Because videoconferencing is designed for two-way communication, be intentional about using it when you are truly seeking synchronous communication, such as during discussions or to answer questions. If you over-rely on or misuse the technology, you risk frustrating students and increasing the potential for burnout and disengagement.
2. Set Up Work for Small Groups
Try to find opportunities for smaller group calls of four to eight students for breakout sessions or projects. Smaller settings encourage more conversation (and less lecturing). They’re also easier to manage and are small enough for everyone to be off mute and exchange ideas without being disruptive. Additionally, these small group sessions often facilitate opportunities for the smaller group to report out to the whole class, which further develops students’ public speaking skills.
This approach also can fuel participation from students who might have reservations about raising their hands in front of the whole class.
3. Create Opportunities for Students to Teach
Improve students’ presentation skills, along with their information retention, by creating opportunities for students to present class content. Studies show that enabling students to teach their peers, whether by just reading a passage or explaining a concept to the group, fuels memory retrieval and facilitates more enduring understanding.
This format also allows teachers to turn the typical student-teacher power dynamic on its head—and helps both teachers and students to build trust in one another. And even when presentations are in person again, many of the communication skills built through remote presentations will be transferable.
4. Connect With Other Classes Across Town—or the World
Find opportunities to connect with other students in nearby communities, other states, or even other countries.
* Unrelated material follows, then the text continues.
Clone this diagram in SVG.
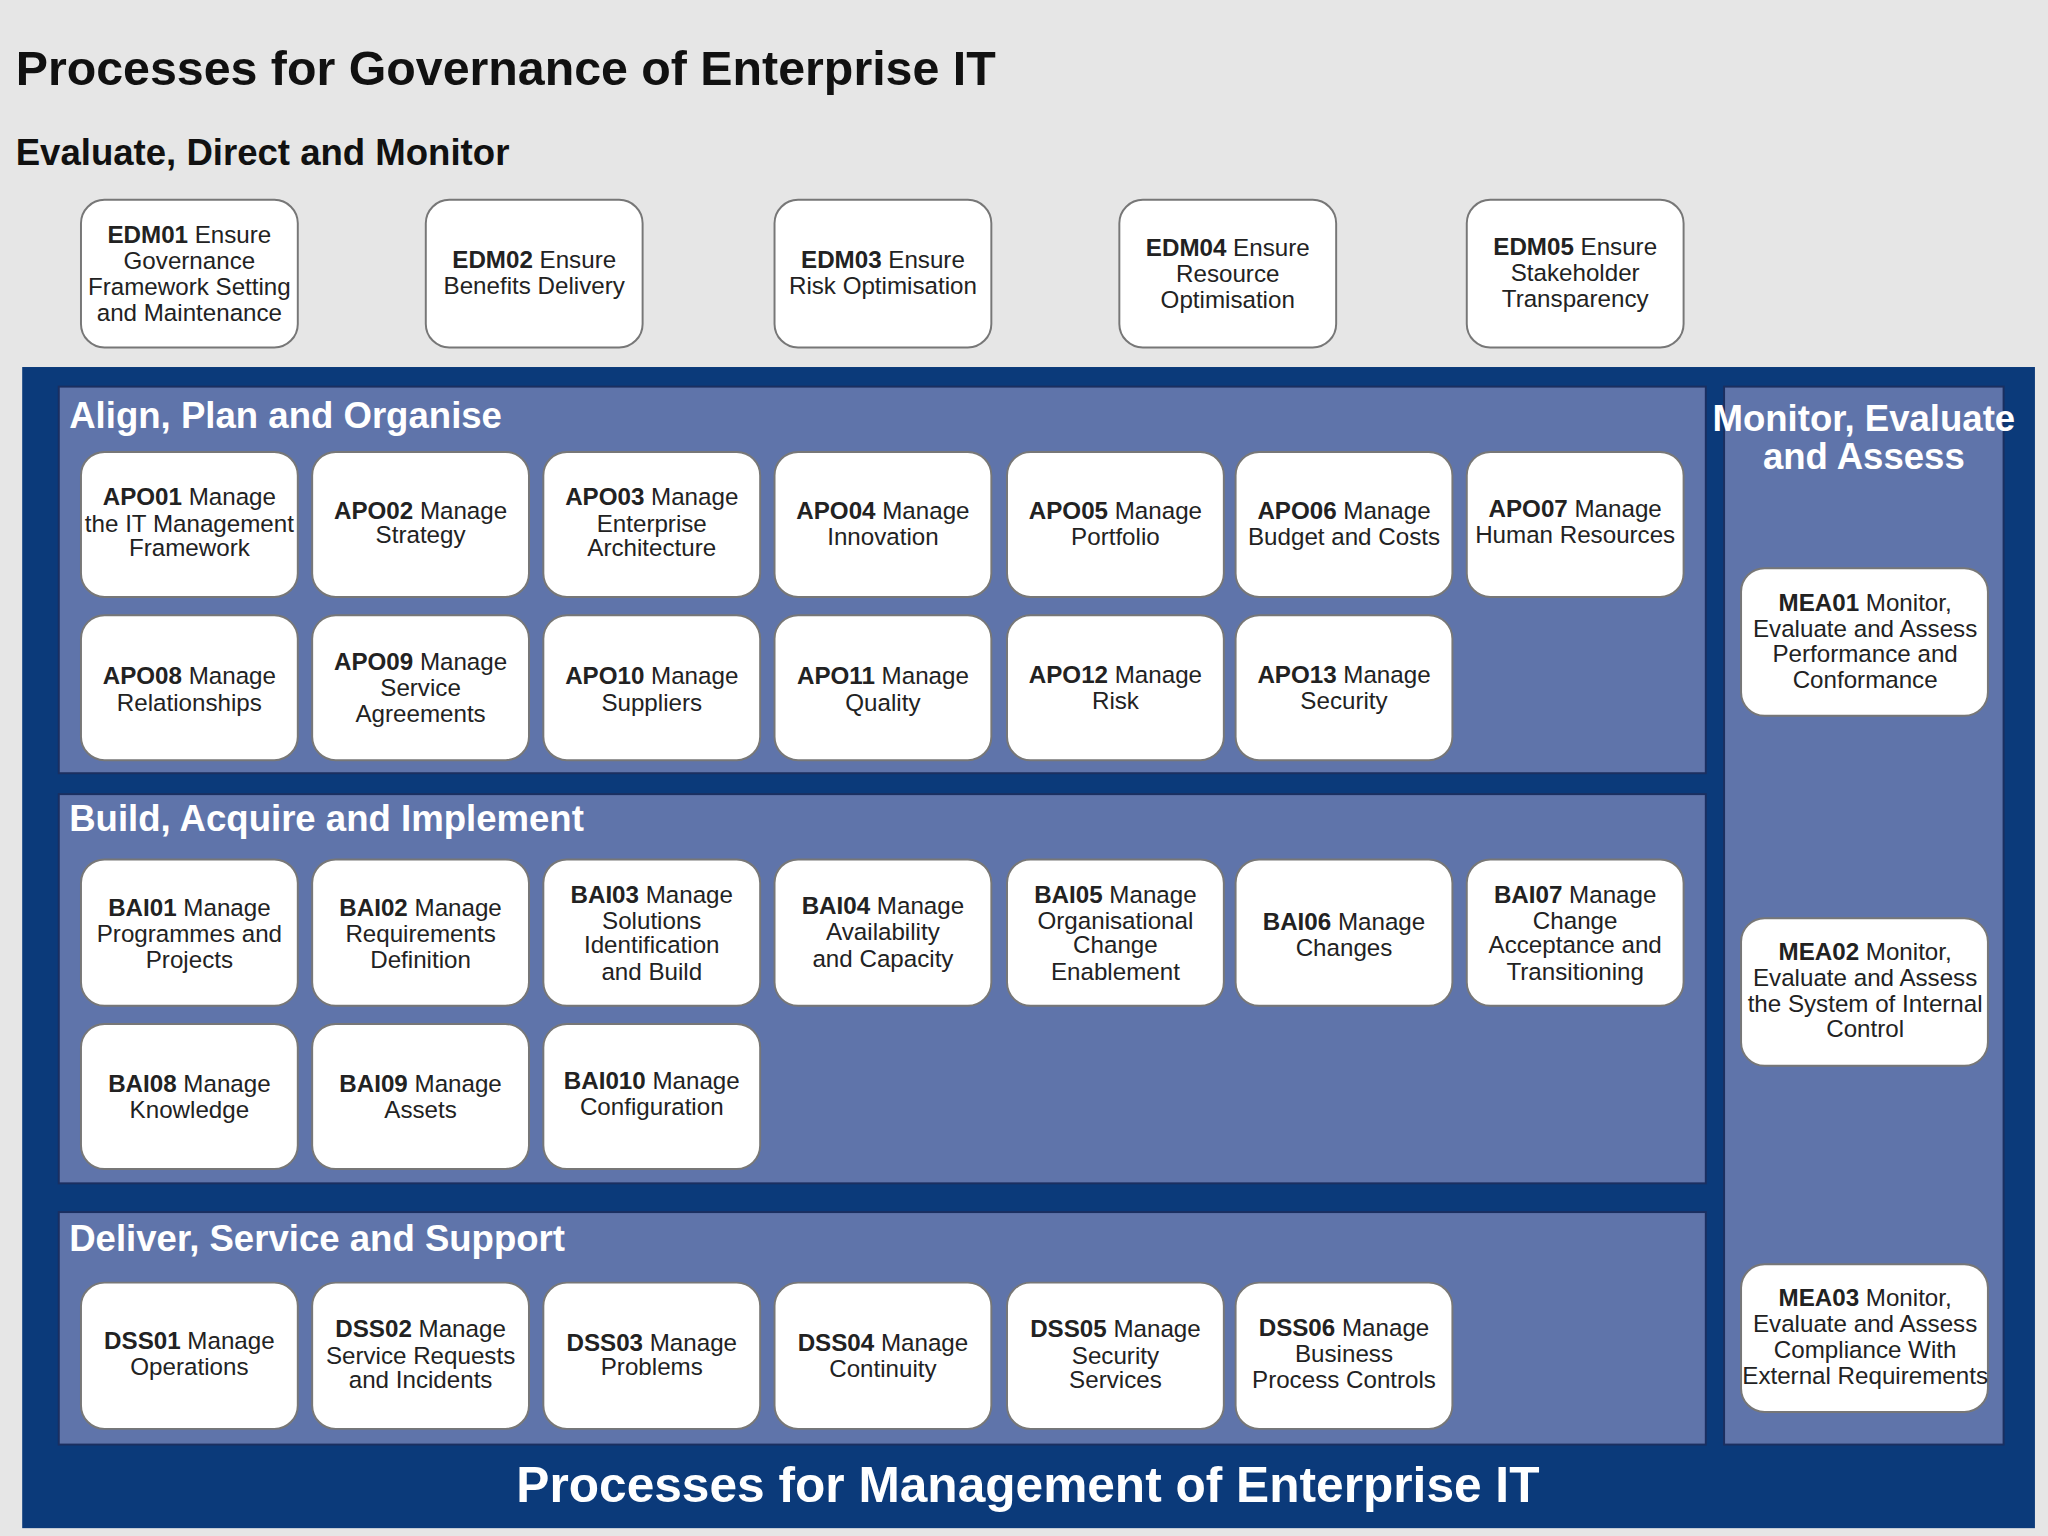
<svg xmlns="http://www.w3.org/2000/svg" width="2048" height="1536" viewBox="0 0 2048 1536">
<style>
text{font-family:"Liberation Sans Narrow","Liberation Sans",Arial,sans-serif}
.n rect{fill:#fff;stroke:#777;stroke-width:1.5}
.n text{font-size:18.5px;fill:#222;text-anchor:middle}
.b{font-weight:bold}
.p{fill:#5f74aa;stroke:#1b2f60;stroke-width:1.5}
.h{font-size:28px;font-weight:bold;fill:#fff}
</style>
<rect width="2048" height="1536" fill="#e6e6e6"/>
<g transform="scale(1.30612)">
<text x="12" y="65" font-size="37" font-weight="bold" fill="#111">Processes for Governance of Enterprise IT</text>
<text x="12" y="126" font-size="28" font-weight="bold" fill="#111">Evaluate, Direct and Monitor</text>
<rect x="17" y="281" width="1541" height="889" fill="#0b3a7a"/>
<rect class="p" x="45" y="296" width="1261" height="296"/>
<rect class="p" x="45" y="608" width="1261" height="298"/>
<rect class="p" x="45" y="928" width="1261" height="178"/>
<rect class="p" x="1320" y="296" width="214" height="810"/>
<text class="h" x="53" y="328">Align, Plan and Organise</text>
<text class="h" x="53" y="636">Build, Acquire and Implement</text>
<text class="h" x="53" y="958">Deliver, Service and Support</text>
<text class="h" x="1427" y="330" text-anchor="middle">Monitor, Evaluate</text>
<text class="h" x="1427" y="359" text-anchor="middle">and Assess</text>
<text x="787" y="1150" font-size="38" font-weight="bold" fill="#fff" text-anchor="middle">Processes for Management of Enterprise IT</text>

<g id="EDM01" class="n"><rect x="62" y="153" width="166" height="113" rx="18"/><text x="145" y="186"><tspan class="b">EDM01</tspan> Ensure</text><text x="145" y="206">Governance</text><text x="145" y="226">Framework Setting</text><text x="145" y="246">and Maintenance</text></g>
<g id="EDM02" class="n"><rect x="326" y="153" width="166" height="113" rx="18"/><text x="409" y="205"><tspan class="b">EDM02</tspan> Ensure</text><text x="409" y="225">Benefits Delivery</text></g>
<g id="EDM03" class="n"><rect x="593" y="153" width="166" height="113" rx="18"/><text x="676" y="205"><tspan class="b">EDM03</tspan> Ensure</text><text x="676" y="225">Risk Optimisation</text></g>
<g id="EDM04" class="n"><rect x="857" y="153" width="166" height="113" rx="18"/><text x="940" y="196"><tspan class="b">EDM04</tspan> Ensure</text><text x="940" y="216">Resource</text><text x="940" y="236">Optimisation</text></g>
<g id="EDM05" class="n"><rect x="1123" y="153" width="166" height="113" rx="18"/><text x="1206" y="195"><tspan class="b">EDM05</tspan> Ensure</text><text x="1206" y="215">Stakeholder</text><text x="1206" y="235">Transparency</text></g>

<g id="APO01" class="n"><rect x="62" y="346" width="166" height="111" rx="18"/><text x="145" y="387"><tspan class="b">APO01</tspan> Manage</text><text x="145" y="407">the IT Management</text><text x="145" y="426">Framework</text></g>
<g id="APO02" class="n"><rect x="239" y="346" width="166" height="111" rx="18"/><text x="322" y="397"><tspan class="b">APO02</tspan> Manage</text><text x="322" y="416">Strategy</text></g>
<g id="APO03" class="n"><rect x="416" y="346" width="166" height="111" rx="18"/><text x="499" y="387"><tspan class="b">APO03</tspan> Manage</text><text x="499" y="407">Enterprise</text><text x="499" y="426">Architecture</text></g>
<g id="APO04" class="n"><rect x="593" y="346" width="166" height="111" rx="18"/><text x="676" y="397"><tspan class="b">APO04</tspan> Manage</text><text x="676" y="417">Innovation</text></g>
<g id="APO05" class="n"><rect x="771" y="346" width="166" height="111" rx="18"/><text x="854" y="397"><tspan class="b">APO05</tspan> Manage</text><text x="854" y="417">Portfolio</text></g>
<g id="APO06" class="n"><rect x="946" y="346" width="166" height="111" rx="18"/><text x="1029" y="397"><tspan class="b">APO06</tspan> Manage</text><text x="1029" y="417">Budget and Costs</text></g>
<g id="APO07" class="n"><rect x="1123" y="346" width="166" height="111" rx="18"/><text x="1206" y="396"><tspan class="b">APO07</tspan> Manage</text><text x="1206" y="416">Human Resources</text></g>
<g id="APO08" class="n"><rect x="62" y="471" width="166" height="111" rx="18"/><text x="145" y="524"><tspan class="b">APO08</tspan> Manage</text><text x="145" y="544">Relationships</text></g>
<g id="APO09" class="n"><rect x="239" y="471" width="166" height="111" rx="18"/><text x="322" y="513"><tspan class="b">APO09</tspan> Manage</text><text x="322" y="533">Service</text><text x="322" y="553">Agreements</text></g>
<g id="APO10" class="n"><rect x="416" y="471" width="166" height="111" rx="18"/><text x="499" y="524"><tspan class="b">APO10</tspan> Manage</text><text x="499" y="544">Suppliers</text></g>
<g id="APO11" class="n"><rect x="593" y="471" width="166" height="111" rx="18"/><text x="676" y="524"><tspan class="b">APO11</tspan> Manage</text><text x="676" y="544">Quality</text></g>
<g id="APO12" class="n"><rect x="771" y="471" width="166" height="111" rx="18"/><text x="854" y="523"><tspan class="b">APO12</tspan> Manage</text><text x="854" y="543">Risk</text></g>
<g id="APO13" class="n"><rect x="946" y="471" width="166" height="111" rx="18"/><text x="1029" y="523"><tspan class="b">APO13</tspan> Manage</text><text x="1029" y="543">Security</text></g>

<g id="BAI01" class="n"><rect x="62" y="658" width="166" height="112" rx="18"/><text x="145" y="701"><tspan class="b">BAI01</tspan> Manage</text><text x="145" y="721">Programmes and</text><text x="145" y="741">Projects</text></g>
<g id="BAI02" class="n"><rect x="239" y="658" width="166" height="112" rx="18"/><text x="322" y="701"><tspan class="b">BAI02</tspan> Manage</text><text x="322" y="721">Requirements</text><text x="322" y="741">Definition</text></g>
<g id="BAI03" class="n"><rect x="416" y="658" width="166" height="112" rx="18"/><text x="499" y="691"><tspan class="b">BAI03</tspan> Manage</text><text x="499" y="711">Solutions</text><text x="499" y="730">Identification</text><text x="499" y="750">and Build</text></g>
<g id="BAI04" class="n"><rect x="593" y="658" width="166" height="112" rx="18"/><text x="676" y="700"><tspan class="b">BAI04</tspan> Manage</text><text x="676" y="720">Availability</text><text x="676" y="740">and Capacity</text></g>
<g id="BAI05" class="n"><rect x="771" y="658" width="166" height="112" rx="18"/><text x="854" y="691"><tspan class="b">BAI05</tspan> Manage</text><text x="854" y="711">Organisational</text><text x="854" y="730">Change</text><text x="854" y="750">Enablement</text></g>
<g id="BAI06" class="n"><rect x="946" y="658" width="166" height="112" rx="18"/><text x="1029" y="712"><tspan class="b">BAI06</tspan> Manage</text><text x="1029" y="732">Changes</text></g>
<g id="BAI07" class="n"><rect x="1123" y="658" width="166" height="112" rx="18"/><text x="1206" y="691"><tspan class="b">BAI07</tspan> Manage</text><text x="1206" y="711">Change</text><text x="1206" y="730">Acceptance and</text><text x="1206" y="750">Transitioning</text></g>
<g id="BAI08" class="n"><rect x="62" y="784" width="166" height="111" rx="18"/><text x="145" y="836"><tspan class="b">BAI08</tspan> Manage</text><text x="145" y="856">Knowledge</text></g>
<g id="BAI09" class="n"><rect x="239" y="784" width="166" height="111" rx="18"/><text x="322" y="836"><tspan class="b">BAI09</tspan> Manage</text><text x="322" y="856">Assets</text></g>
<g id="BAI10" class="n"><rect x="416" y="784" width="166" height="111" rx="18"/><text x="499" y="834"><tspan class="b">BAI010</tspan> Manage</text><text x="499" y="854">Configuration</text></g>

<g id="DSS01" class="n"><rect x="62" y="982" width="166" height="112" rx="18"/><text x="145" y="1033"><tspan class="b">DSS01</tspan> Manage</text><text x="145" y="1053">Operations</text></g>
<g id="DSS02" class="n"><rect x="239" y="982" width="166" height="112" rx="18"/><text x="322" y="1024"><tspan class="b">DSS02</tspan> Manage</text><text x="322" y="1044">Service Requests</text><text x="322" y="1063">and Incidents</text></g>
<g id="DSS03" class="n"><rect x="416" y="982" width="166" height="112" rx="18"/><text x="499" y="1034"><tspan class="b">DSS03</tspan> Manage</text><text x="499" y="1053">Problems</text></g>
<g id="DSS04" class="n"><rect x="593" y="982" width="166" height="112" rx="18"/><text x="676" y="1034"><tspan class="b">DSS04</tspan> Manage</text><text x="676" y="1054">Continuity</text></g>
<g id="DSS05" class="n"><rect x="771" y="982" width="166" height="112" rx="18"/><text x="854" y="1024"><tspan class="b">DSS05</tspan> Manage</text><text x="854" y="1044">Security</text><text x="854" y="1063">Services</text></g>
<g id="DSS06" class="n"><rect x="946" y="982" width="166" height="112" rx="18"/><text x="1029" y="1023"><tspan class="b">DSS06</tspan> Manage</text><text x="1029" y="1043">Business</text><text x="1029" y="1063">Process Controls</text></g>

<g id="MEA01" class="n"><rect x="1333" y="435" width="189" height="113" rx="18"/><text x="1428" y="468"><tspan class="b">MEA01</tspan> Monitor,</text><text x="1428" y="488">Evaluate and Assess</text><text x="1428" y="507">Performance and</text><text x="1428" y="527">Conformance</text></g>
<g id="MEA02" class="n"><rect x="1333" y="703" width="189" height="113" rx="18"/><text x="1428" y="735"><tspan class="b">MEA02</tspan> Monitor,</text><text x="1428" y="755">Evaluate and Assess</text><text x="1428" y="775">the System of Internal</text><text x="1428" y="794">Control</text></g>
<g id="MEA03" class="n"><rect x="1333" y="968" width="189" height="113" rx="18"/><text x="1428" y="1000"><tspan class="b">MEA03</tspan> Monitor,</text><text x="1428" y="1020">Evaluate and Assess</text><text x="1428" y="1040">Compliance With</text><text x="1428" y="1060">External Requirements</text></g>
<g id="connectors"/>
</g>
</svg>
You’re already set up for a virtual classroom, so you might as well connect virtually with people your students might not otherwise meet to learn about their unique perspectives. Sharing a lesson or project with another school teaches students about the world’s interconnectivity—while improving interpersonal communication and building cross-cultural understanding.
To do this, you might coordinate a lesson and learn the material together. International connections might also focus on sharing and learning about each other through discussions about culture, history, government, or language. For example, you might ask all the students to share their favorite holiday ritual or tradition; following the exchange, you might ask them to write a compare-and-contrast essay denoting the commonalities and differences they heard.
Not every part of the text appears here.